As well as building new buildings, the players are jointly building the castle too.  Building the castle can earn you royal favours which can gain you VPs, cash, etc. and the accumulated reward for further favours increases with the more favours you earn.  If you build a lot of castle sections, there are extra rewards for you too; if you haven’t built a single piece of a castle section, you lose VPs – the king doesn’t like a slacker.

Essentially that is the game and the most VPs wins.  It doesn’t sound too complex but there’s a lot of things to balance and a large amount of choice – choices about how to score VPs, which building to build, where to place your workers, which buildings to place your workers on first, when to use resources building the castle, when to use workers to give you advantages instead of resources.  One clever mechanic is that some of the most recently placed buildings may not even activate during a turn (determined by the players’ actions) even if a worker has been placed so there is an element of risk in some placements.

Note that the player’s turn order doesn’t change unless you use a worker on a specific building to affect it.  I know now that in my game I should have paid the cash and the worker to boost my turn order position a lot sooner because going last each round means the choice of buildings when placing workers is already limited and it severely reduced the amount of resources I could acquire.

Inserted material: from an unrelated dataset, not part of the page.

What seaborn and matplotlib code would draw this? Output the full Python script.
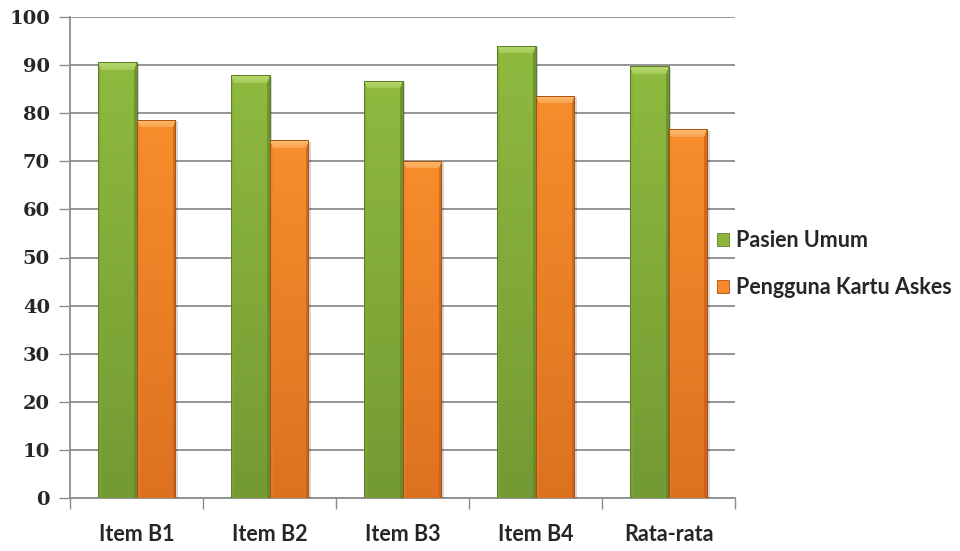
import numpy as np
import pandas as pd
import matplotlib
matplotlib.use("Agg")
import matplotlib.pyplot as plt
import seaborn as sns
from matplotlib.colors import to_rgb
from matplotlib.patches import Patch, Rectangle

categories = ["Item B1", "Item B2", "Item B3", "Item B4", "Rata-rata"]
series_names = ["Pasien Umum", "Pengguna Kartu Askes"]
pasien_umum = [90.6, 87.9, 86.7, 94.0, 89.8]
pengguna_askes = [78.6, 74.4, 70.1, 83.6, 76.7]
y_ticks = [0, 10, 20, 30, 40, 50, 60, 70, 80, 90, 100]

df = pd.DataFrame({
    "kategori": categories * 2,
    "seri": [series_names[0]] * len(categories) + [series_names[1]] * len(categories),
    "nilai": pasien_umum + pengguna_askes,
})

base_colors = {series_names[0]: "#8CB63C", series_names[1]: "#F68A2A"}
# face top, face bottom, top bevel, left bevel, right bevel, outline
styles = {
    series_names[0]: ["#8FBA3F", "#739A33", "#B8DB70", "#83AB39", "#62852A", "#5A7A26"],
    series_names[1]: ["#F88D2C", "#DC7220", "#FDBC72", "#EA7F25", "#C45F16", "#A9520F"],
}

sns.set_theme(style="white")
fig = plt.figure(figsize=(9.6, 5.51), dpi=100)
ax = fig.add_axes([70 / 960, 1 - 498 / 551, 665 / 960, 481 / 551])

sns.barplot(data=df, x="kategori", y="nilai", hue="seri", order=categories,
            hue_order=series_names, palette=base_colors, width=0.58,
            saturation=1, legend=False, ax=ax, zorder=3)

ax.set_ylim(0, 100)
ax.set_xlim(-0.5, len(categories) - 0.5)
ax.set_yticks(y_ticks)
ax.set_yticklabels([str(v) for v in y_ticks], fontfamily="DejaVu Serif",
                   fontweight="bold", fontsize=14)
ax.set_xlabel("")
ax.set_ylabel("")
ax.set_xticks(np.arange(-0.5, len(categories)), minor=False)
ax.set_xticklabels([])
ax.set_xticks(np.arange(len(categories)), minor=True)
ax.set_xticklabels(categories, minor=True, fontfamily="Lato",
                   fontweight="bold", fontsize=15.5)
ax.tick_params(axis="x", which="major", length=8, width=1, color="#8C8C8C",
               direction="out", bottom=True)
ax.tick_params(axis="x", which="minor", length=0, pad=19)
ax.tick_params(axis="y", length=8, width=1, color="#8C8C8C", direction="out",
               left=True, pad=6.5)

ax.yaxis.grid(True, color="#8C8C8C", linewidth=1.3, zorder=0)
ax.set_axisbelow(True)
for side in ["top", "right"]:
    ax.spines[side].set_visible(False)
for side in ["left", "bottom"]:
    ax.spines[side].set_color("#8C8C8C")
    ax.spines[side].set_linewidth(1.3)

px_per_x = 665 / len(categories)
px_per_y = 481 / 100


def bevel_image(name, wpx, hpx, top_b=8.0, side_b=3.0):
    c = [np.array(to_rgb(v)) for v in styles[name]]
    rows, cols = np.mgrid[0:hpx, 0:wpx] + 0.5
    dt = rows / top_b
    dl = cols / side_b
    dr = (wpx - cols) / side_b
    t = (rows / hpx)[..., None]
    img = c[0] * (1 - t) + c[1] * t
    top = (dt < 1) & (dt <= dl) & (dt <= dr)
    left = (dl < 1) & (dl < dt) & (dl <= dr)
    right = (dr < 1) & (dr < dt) & (dr < dl)
    fade = (rows / top_b)[..., None]
    top_col = c[2] * (1 - 0.5 * fade) + c[0] * (0.5 * fade)
    img = np.where(top[..., None], top_col, img)
    img = np.where(left[..., None], img * 0.5 + c[3] * 0.5, img)
    img = np.where(right[..., None], img * 0.3 + c[4] * 0.7, img)
    return np.clip(img, 0, 1)


bars = list(ax.patches)
n = len(categories)
for i, bar in enumerate(bars):
    name = series_names[0] if i < n else series_names[1]
    x0, y0 = bar.get_x(), bar.get_y()
    w, h = bar.get_width(), bar.get_height()
    # soft drop shadow to the lower right
    ax.add_patch(Rectangle((x0 + 2.5 / px_per_x, y0), w, h - 1.5 / px_per_y,
                           facecolor="#000000", alpha=0.16, edgecolor="none",
                           zorder=2.9, clip_on=False))
    wpx = max(int(round(w * px_per_x)), 4)
    hpx = max(int(round(h * px_per_y)), 4)
    img = bevel_image(name, wpx, hpx)
    im = ax.imshow(img, extent=[x0, x0 + w, y0, y0 + h], origin="upper",
                   aspect="auto", zorder=3.5, interpolation="nearest")
    im.set_clip_path(bar)
    bar.set_edgecolor(styles[name][5])
    bar.set_linewidth(0.7)
    bar.set_zorder(3.6)
    bar.set_facecolor("none")

ax.set_xlim(-0.5, len(categories) - 0.5)
ax.set_ylim(0, 100)

handles = [Patch(facecolor=base_colors[s], edgecolor=styles[s][5], linewidth=0.6)
           for s in series_names]
fig.legend(handles, series_names, loc="center left",
           bbox_to_anchor=(717 / 960, 1 - 264 / 551), frameon=False,
           prop={"family": "Lato", "weight": "bold", "size": 15.5},
           handlelength=0.57, handleheight=0.57, handletextpad=0.33,
           labelspacing=1.22, borderpad=0, borderaxespad=0)

fig.savefig("out.png", dpi=100, facecolor="white")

Overall, Caylus is a worker placement game as well as a resource management game.  You need to plan how to combine your workers’ actions together, so deciding where to place your workers first is critical and you often need to adapt your plan when another player uses a building you were hoping to use.  The rush to grab buildings each turn is very tense.  Balancing gaining resources with spending cash is very important and tricky.  Running out of cash can be difficult to recover from, and it seemed it can be worth spending a round trying to put yourself in a better position (generate cash, improve turn order) compared to trying to keep scraping something from a weak position.

Resources are very tight indeed which means Caylus is an unforgiving game.  This isn’t a bad thing on its own but it does mean your first game or two could be difficult and less regular gamers may struggle.  Having played the Magna Carta version, I recognised the basics, but I did make a few errors – one in particular on my first turn really affected me and I played catch-up for the rest of the game.

Despite my poor performance though, I do like Caylus as there’re lots of interesting tactics to consider – even the decision on when to pass (and take no more actions that round) can be of tactical importance because your passing may mean other players now can’t afford to place their workers as they wished.  I think Caylus is more suited to serious gamers than casual ones because there are so many aspects to think about.  Caylus was a meaty challenge and I’ll enjoy playing it again (and hopefully learn from my mistakes).

James.

[Played with 4 players]

Note about ‘Caylus: Magna Carta’ version: The extra options that are in Caylus but not in the simplified Magna Carta version (primarily the castle building and royal favours) add extra complexity and decisions to Caylus but make the game longer and harder.  As a result, I think the Magna Carta version is equally as good because it contains the core gameplay, feels just as tense, is quicker to play and can appeal to a broader audience (although still not light gamers).

2 Responses to “Review: Caylus”

  1. MetaGames » Blog Archive » Game Session: 4th Sept 2010 Says:

    […] Review: Caylus […]

  2. Eric Martin Says:

    I think it’s a important to note that Caylus is THE original worker placement game. It started the trend and in my opinion no game has done it better since.

    I think I’ll have to try Magna Carta now… Great review!